The primary aim of the bill is to introduce an ungendered new basic condition of employment called parental leave.
This would, in practice, be paternity leave in a heterosexual relationship, but apply equally to one of the partners in a same-sex civil union.
The bill still proposes a relatively insignificant 10 days of parental leave, but proposes that this leave be subsidised by the Unemployment Insurance Fund (UIF) in the same way that birth mothers’ four months of maternity leave is financed.
Cheryllyn Dudley, the ACDP’s parliamentary whip, explains that the 10-day figure is a compromise meant to forestall opposition from employer groups that might oppose the bill.
It was agreed on with labour federation Cosatu in consultations, said Dudley.
At present, fathers of newborn children are forced to rely on their legal right to three days of “family responsibility leave” in lieu of any specific provision in the Basic Conditions of Employment Act.
This is the same leave generally used to attend funerals or other family emergencies.
Apart from the 10 days of parental leave, the bill also seeks to create adoption and surrogate leave, which would again apply equally to heterosexual or gay couples.
While the UIF already pays adoption benefits, the Basic Conditions of Employment Act does not yet force employers to grant this kind of leave.
The proposal is for two and a half months of leave, which is again far short of the four months for normal maternity leave.
The couple can decide which partner takes the 10 days of parental leave and which one takes the two and a half months.
Dudley reasons that the shorter period is justified because physical recovery time makes up part of maternity leave and that the law, for instance, allows for one and a half months of leave to recover from a miscarriage.
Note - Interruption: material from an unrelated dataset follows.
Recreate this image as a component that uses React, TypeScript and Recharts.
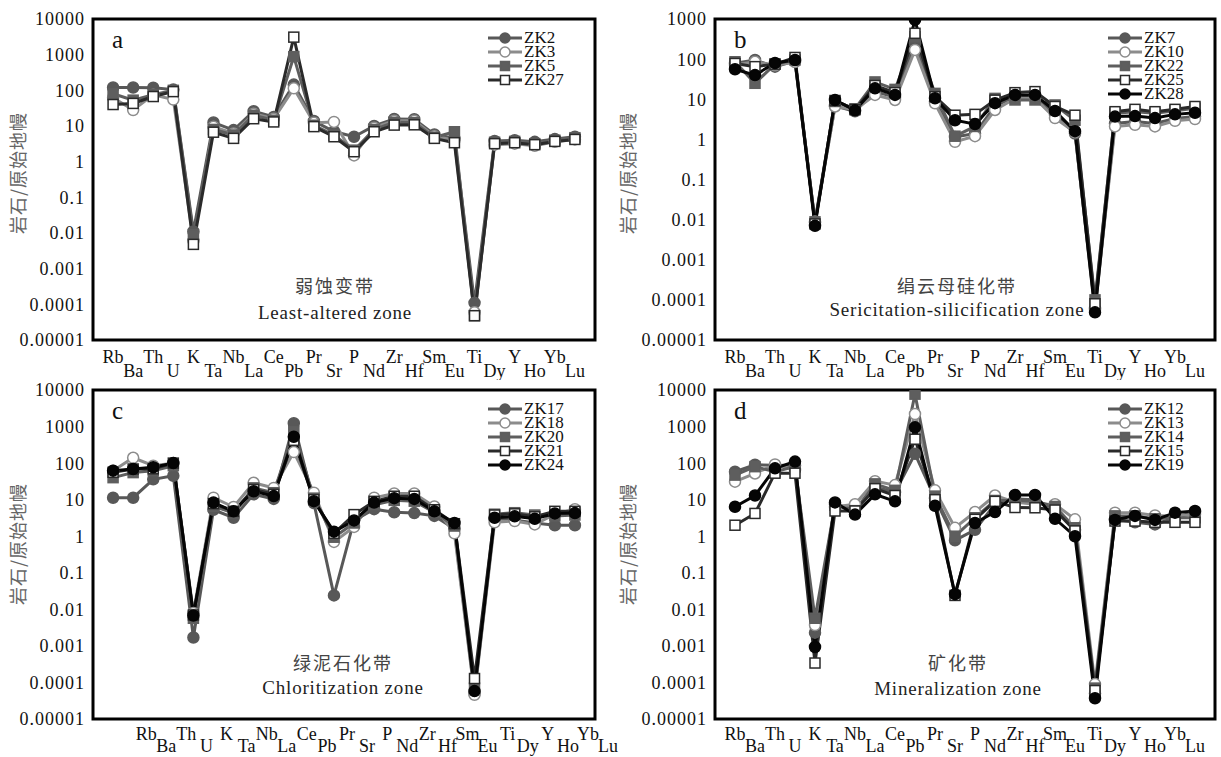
import React from 'react';
import { LineChart, Line, XAxis, YAxis, ReferenceArea } from 'recharts';

const SERIF = '"Liberation Serif", "Times New Roman", serif';
const CJK = '"Noto Sans CJK SC", sans-serif';

// element order on the x axis
const elements = ['Rb', 'Ba', 'Th', 'U', 'K', 'Ta', 'Nb', 'La', 'Ce', 'Pb', 'Pr', 'Sr', 'P', 'Nd', 'Zr', 'Hf', 'Sm', 'Eu', 'Ti', 'Dy', 'Y', 'Ho', 'Yb', 'Lu'];

const yTicks10k = [1e-5, 1e-4, 1e-3, 1e-2, 1e-1, 1, 10, 100, 1000, 10000];
const yLabels10k = ['0.00001', '0.0001', '0.001', '0.01', '0.1', '1', '10', '100', '1000', '10000'];
const yTicks1k = [1e-5, 1e-4, 1e-3, 1e-2, 1e-1, 1, 10, 100, 1000];
const yLabels1k = ['0.00001', '0.0001', '0.001', '0.01', '0.1', '1', '10', '100', '1000'];

// a - least-altered zone
const zk2 = [120, 120, 118, 105, 0.011, 12.5, 7.7, 26, 18, 145, 13.8, 7, 5, 10, 15.8, 15.5, 5.8, 4.5, 1.1e-4, 3.8, 4.0, 3.6, 4.3, 5.0];
const zk3 = [62, 28, 75, 55, 0.006, 9.6, 6.2, 22, 16, 114, 12.3, 13, 1.5, 9, 14, 14, 5.2, 4.0, 6e-5, 3.0, 3.2, 2.8, 3.6, 4.2];
const zk5 = [80, 53, 75, 100, 0.009, 8, 5.6, 20, 14.5, 880, 10.5, 5.6, 2.1, 8, 12.7, 12.5, 4.8, 6.9, 4.8e-5, 3.5, 3.7, 3.2, 4.0, 4.7];
const zk27 = [40, 43, 67, 92, 0.0048, 6.7, 4.5, 16, 13, 3100, 9.6, 5, 1.9, 6.9, 10.6, 10.8, 4.5, 3.4, 4.8e-5, 3.2, 3.4, 3.0, 3.7, 4.2];

// b - sericitation-silicification zone
const zk7 = [79, 95, 65, 90, 0.0085, 6.8, 5.0, 15.5, 11.3, 250, 8.8, 1.15, 1.4, 6.8, 11.5, 12, 4.1, 1.4, 6.2e-5, 2.5, 2.8, 2.5, 3.3, 3.7];
const zk10 = [71, 86, 70, 85, 0.009, 6.6, 5.5, 12.8, 9.6, 170, 7.9, 0.87, 1.2, 5.4, 10.5, 10.5, 3.4, 1.5, 5.7e-5, 2.1, 2.3, 2.1, 2.9, 3.2];
const zk22 = [86, 25, 75, 95, 0.0088, 8.8, 5.8, 27, 17.6, 360, 14, 1.2, 2.1, 10.5, 9.6, 9.6, 7.2, 3.0, 1e-4, 4.5, 4.9, 4.5, 5.2, 6.0];
const zk25 = [78, 65, 75, 110, 0.0078, 9.3, 5.5, 22, 14.6, 440, 11.6, 4.0, 4.2, 9.5, 14.6, 15.5, 6.6, 4.0, 8e-5, 4.9, 5.6, 4.9, 5.6, 6.6];
const zk28 = [56, 40, 80, 95, 0.007, 9.6, 5.3, 18.7, 12.8, 950, 10.6, 3.0, 2.4, 8, 12.8, 12.8, 5.1, 1.6, 4.9e-5, 3.7, 3.8, 3.4, 4.2, 4.6];

// c - chloritization zone
const zk17 = [11.3, 11.3, 36, 45, 0.0017, 5.3, 3.2, 14, 10.5, 1240, 8.1, 0.024, 2.7, 5.5, 4.5, 4.3, 3.6, 1.6, 5e-5, 3.0, 2.8, 2.3, 2.0, 2.0];
const zk18 = [62, 140, 85, 100, 0.008, 11.3, 6.3, 29, 21, 200, 15.5, 0.7, 1.8, 11.3, 14.8, 14.8, 6.5, 1.2, 4.6e-5, 2.4, 2.6, 2.1, 4.0, 5.5];
const zk20 = [40, 55, 62, 85, 0.0057, 6.6, 4.3, 21, 15.5, 720, 11, 0.94, 2.3, 7.3, 9.6, 9.1, 4.5, 1.9, 7e-5, 4.0, 4.4, 3.8, 3.6, 3.8];
const zk21 = [56, 69, 70, 100, 0.007, 7.8, 4.8, 19, 14, 420, 10, 1.2, 3.9, 9, 12.4, 12.4, 5.3, 2.2, 1.28e-4, 3.8, 4.1, 3.4, 4.8, 4.8];
const zk24 = [62, 69, 77, 100, 0.0068, 8.3, 4.8, 17, 12.5, 525, 9.1, 1.33, 2.7, 8.3, 11, 10.5, 4.8, 2.3, 5.8e-5, 3.2, 3.5, 3.0, 4.2, 4.3];

// d - mineralization zone
const zk12 = [58, 90, 88, 86, 0.0023, 7.5, 5.4, 22, 16, 180, 11, 0.77, 1.5, 7.5, 10.5, 10, 5.5, 1.5, 5e-5, 2.9, 2.4, 2.1, 3.2, 4.6];
const zk13 = [31, 52, 92, 65, 0.0037, 6.4, 7.5, 32, 25, 2200, 18, 1.7, 4.6, 13, 8.5, 7.5, 7.5, 2.9, 9e-5, 4.4, 4.4, 3.7, 3.5, 4.0];
const zk14 = [47, 80, 58, 80, 0.0057, 7, 5, 27, 18, 7700, 12.5, 1.0, 3.2, 9.5, 9.5, 9, 6.5, 1.7, 7e-5, 3.6, 3.6, 3.0, 3.2, 3.2];
const zk15 = [2.0, 4.2, 53, 53, 3.4e-4, 4.9, 4.9, 20, 13, 450, 10, 0.024, 2.9, 9, 6.1, 6, 5.2, 1.4, 6e-5, 2.6, 2.6, 2.4, 2.4, 2.4];
const zk19 = [6.4, 13, 72, 110, 9.3e-4, 8.4, 3.9, 14, 9, 950, 6.8, 0.026, 2.3, 4.6, 13.5, 13.5, 3, 1.0, 3.7e-5, 2.8, 3.6, 2.8, 4.4, 4.9];

type Series = { name: string; values: number[]; color: string; shape: 'circle' | 'square'; filled: boolean };

const styles = [
  { color: '#585858', shape: 'circle', filled: true },
  { color: '#8c8c8c', shape: 'circle', filled: false },
  { color: '#5e5e5e', shape: 'square', filled: true },
  { color: '#2a2a2a', shape: 'square', filled: false },
  { color: '#050505', shape: 'circle', filled: true },
] as const;

const mk = (names: string[], vals: number[][]): Series[] =>
  names.map((n, i) => ({ name: n, values: vals[i], ...styles[i] }));

function Marker({ cx, cy, s, r = 5 }: { cx: number; cy: number; s: Series; r?: number }) {
  if (s.shape === 'circle')
    return <circle cx={cx} cy={cy} r={r + 0.5} fill={s.filled ? s.color : '#fff'} stroke={s.color} strokeWidth={1.5} />;
  return <rect x={cx - r} y={cy - r} width={r * 2} height={r * 2} fill={s.filled ? s.color : '#fff'} stroke={s.color} strokeWidth={1.5} />;
}

function minorTicks(lo: number, hi: number) {
  const out: number[] = [];
  for (let e = lo; e < hi; e++) for (let m = 2; m <= 9; m++) out.push(m * Math.pow(10, e));
  return out;
}

interface PanelProps {
  left: number; top: number; width: number; height: number;
  margin: { top: number; right: number; left: number; bottom: number };
  xh: number; rowY: [number, number]; series: Series[]; yTicks: number[]; yLabels: string[]; expHi: number;
  labelShift: number; letter: string; zh: string; en: string;
  noteX: number; noteZhY: number; noteEnY: number;
}

function Panel(p: PanelProps) {
  const rows = elements.map((el, i) => {
    const r: Record<string, number | string> = { x: i, el };
    p.series.forEach((s) => { r[s.name] = s.values[i]; });
    return r;
  });
  const plotLeft = p.left + p.margin.left + 80;
  const plotRight = p.left + p.width - p.margin.right;
  const plotTop = p.top + p.margin.top;
  const dom: [number, number] = [1e-5, Math.pow(10, p.expHi)];
  const idx = elements.map((_, i) => i);
  const renderLabel = (t: any) => (
    <text x={t.x} y={t.y + (t.index % 2 ? p.rowY[1] : p.rowY[0])} textAnchor="middle" fontFamily={SERIF} fontSize={18} fill="#111">
      {elements[t.index]}
    </text>
  );
  return (
    <>
      <div style={{ position: 'absolute', left: p.left, top: p.top }}>
        <LineChart width={p.width} height={p.height} data={rows} margin={p.margin}>
          <XAxis dataKey="x" type="number" domain={[-1, 24]} allowDataOverflow ticks={idx.map((i) => i + p.labelShift)} interval={0}
            height={p.xh} tickLine={false} axisLine={false} tickSize={0} tickMargin={0} tick={renderLabel} />
          <XAxis xAxisId="tk" type="number" domain={[-1, 24]} allowDataOverflow ticks={idx} interval={0} mirror tick={false}
            tickSize={6} axisLine={false} tickLine={{ stroke: '#000', strokeWidth: 1.5 }} />
          <YAxis type="number" scale="log" domain={dom} allowDataOverflow ticks={p.yTicks} interval={0} width={80}
            tickLine={false} axisLine={false} tickSize={0} tickMargin={8}
            tickFormatter={(v: number) => p.yLabels[p.yTicks.indexOf(v)] ?? ''}
            tick={{ fontFamily: SERIF, fontSize: 18, fill: '#111', letterSpacing: 1 }} />
          <YAxis yAxisId="maj" type="number" scale="log" domain={dom} allowDataOverflow ticks={p.yTicks} interval={0} mirror
            tick={false} tickSize={8} axisLine={false} tickLine={{ stroke: '#000', strokeWidth: 2 }} />
          <YAxis yAxisId="min" type="number" scale="log" domain={dom} allowDataOverflow ticks={minorTicks(-5, p.expHi)} interval={0} mirror
            tick={false} tickSize={4} axisLine={false} tickLine={{ stroke: '#000', strokeWidth: 1.5 }} />
          <ReferenceArea x1={-1} x2={24} y1={dom[0]} y2={dom[1]} fill="none" stroke="#000" strokeWidth={3} />
          {p.series.map((s) => (
            <Line key={s.name} dataKey={s.name} type="linear" stroke={s.color} strokeWidth={3} isAnimationActive={false}
              dot={(d: any) => <Marker key={`${s.name}-${d.index}`} cx={d.cx} cy={d.cy} s={s} />} activeDot={false} />
          ))}
        </LineChart>
      </div>
      <div style={{ position: 'absolute', left: plotLeft + 19, top: plotTop + 8, fontFamily: SERIF, fontSize: 25, lineHeight: '25px', color: '#111' }}>
        {p.letter}
      </div>
      <div style={{ position: 'absolute', left: plotRight - 107, top: plotTop + 12 }}>
        {p.series.map((s) => (
          <div key={s.name} style={{ display: 'flex', alignItems: 'center', height: 14 }}>
            <svg width={35} height={14} style={{ overflow: 'visible' }}>
              <line x1={0} x2={34} y1={7} y2={7} stroke={s.color} strokeWidth={3} />
              <Marker cx={17} cy={7} s={s} r={4.5} />
            </svg>
            <span style={{ fontFamily: SERIF, fontSize: 17, lineHeight: '14px', color: '#111', marginLeft: 1 }}>{s.name}</span>
          </div>
        ))}
      </div>
      <div style={{ position: 'absolute', left: p.left + 17, top: plotTop + 154, transform: 'translate(-50%, -50%) rotate(-90deg)',
        fontFamily: CJK, fontSize: 18, color: '#666', whiteSpace: 'nowrap', letterSpacing: 1 }}>
        岩石/原始地幔
      </div>
      <div style={{ position: 'absolute', left: plotLeft + p.noteX, top: plotTop + p.noteZhY, transform: 'translate(-50%, -50%)',
        fontFamily: CJK, fontSize: 18, color: '#444', whiteSpace: 'nowrap', letterSpacing: 2, lineHeight: 1 }}>
        {p.zh}
      </div>
      <div style={{ position: 'absolute', left: plotLeft + p.noteX, top: plotTop + p.noteEnY, transform: 'translate(-50%, -50%)',
        fontFamily: SERIF, fontSize: 19, color: '#222', whiteSpace: 'nowrap', letterSpacing: 0.8, lineHeight: 1 }}>
        {p.en}
      </div>
    </>
  );
}

const seriesA = mk(['ZK2', 'ZK3', 'ZK5', 'ZK27'], [zk2, zk3, zk5, zk27]);
const seriesB = mk(['ZK7', 'ZK10', 'ZK22', 'ZK25', 'ZK28'], [zk7, zk10, zk22, zk25, zk28]);
const seriesC = mk(['ZK17', 'ZK18', 'ZK20', 'ZK21', 'ZK24'], [zk17, zk18, zk20, zk21, zk24]);
const seriesD = mk(['ZK12', 'ZK13', 'ZK14', 'ZK15', 'ZK19'], [zk12, zk13, zk14, zk15, zk19]);

export default function App() {
  const topM = { top: 19, right: 25, left: 13, bottom: 0 };
  const topMR = { top: 19, right: 6, left: 25, bottom: 0 };
  const botM = { top: 10, right: 25, left: 13, bottom: 0 };
  const botMR = { top: 10, right: 6, left: 25, bottom: 0 };
  return (
    <div style={{ position: 'absolute', left: 0, top: 0, width: 1221, height: 757, background: '#fff', overflow: 'hidden' }}>
      <Panel left={0} top={0} width={620} height={380} margin={topM} xh={40} rowY={[23, 37]} series={seriesA} yTicks={yTicks10k} yLabels={yLabels10k}
        expHi={4} labelShift={0} letter="a" zh="弱蚀变带" en="Least-altered zone" noteX={242} noteZhY={266} noteEnY={293} />
      <Panel left={610} top={0} width={611} height={380} margin={topMR} xh={40} rowY={[23, 37]} series={seriesB} yTicks={yTicks1k} yLabels={yLabels1k}
        expHi={3} labelShift={0} letter="b" zh="绢云母硅化带" en="Sericitation-silicification zone" noteX={242} noteZhY={266} noteEnY={290} />
      <Panel left={0} top={380} width={620} height={377} margin={botM} xh={38} rowY={[21, 33]} series={seriesC} yTicks={yTicks10k} yLabels={yLabels10k}
        expHi={4} labelShift={1.65} letter="c" zh="绿泥石化带" en="Chloritization zone" noteX={250} noteZhY={272} noteEnY={297} />
      <Panel left={610} top={380} width={611} height={377} margin={botMR} xh={38} rowY={[21, 33]} series={seriesD} yTicks={yTicks10k} yLabels={yLabels10k}
        expHi={4} labelShift={0} letter="d" zh="矿化带" en="Mineralization zone" noteX={243} noteZhY={272} noteEnY={298} />
    </div>
  );
}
Two and a half months is then the remainder for actual childrearing.
An amendment to the Basic Conditions of Employment Act to specifically address the continued discrimination against gay couples is long overdue.
Earlier this year, a case before the labour court demonstrated the inequity of the current arrangements.
A homosexual employee of the State Information and Technology Agency (Sita) and his husband had commissioned a surrogate pregnancy and applied for maternity leave when the baby was born.
Sita refused by arguing that maternity leave only applied to women, and instead offered them the option of unpaid leave. The reasoning for how this squares with the Constitution was that maternity leave was, at least in part, related to the physiological trauma of childbirth, not only to allowing for care and a bonding period with the baby. This is the position still taken in the ACDP’s bill.
The court disagreed and put caring for the child front and centre as a rationale for maternity leave.
That ruling only applied to that specific case, but the judge noted that the Basic Conditions of Employment Act would need to be amended to excise the inherent discrimination of only giving one kind of parent the legal right to take time off to look after a newborn.
As a private member’s bill, the ACDP’s proposal will have to be referred to the parliamentary committee on labour by the Speaker and, if there is agreement, be debated before it is sent to the department of labour and taken through the normal legislative process.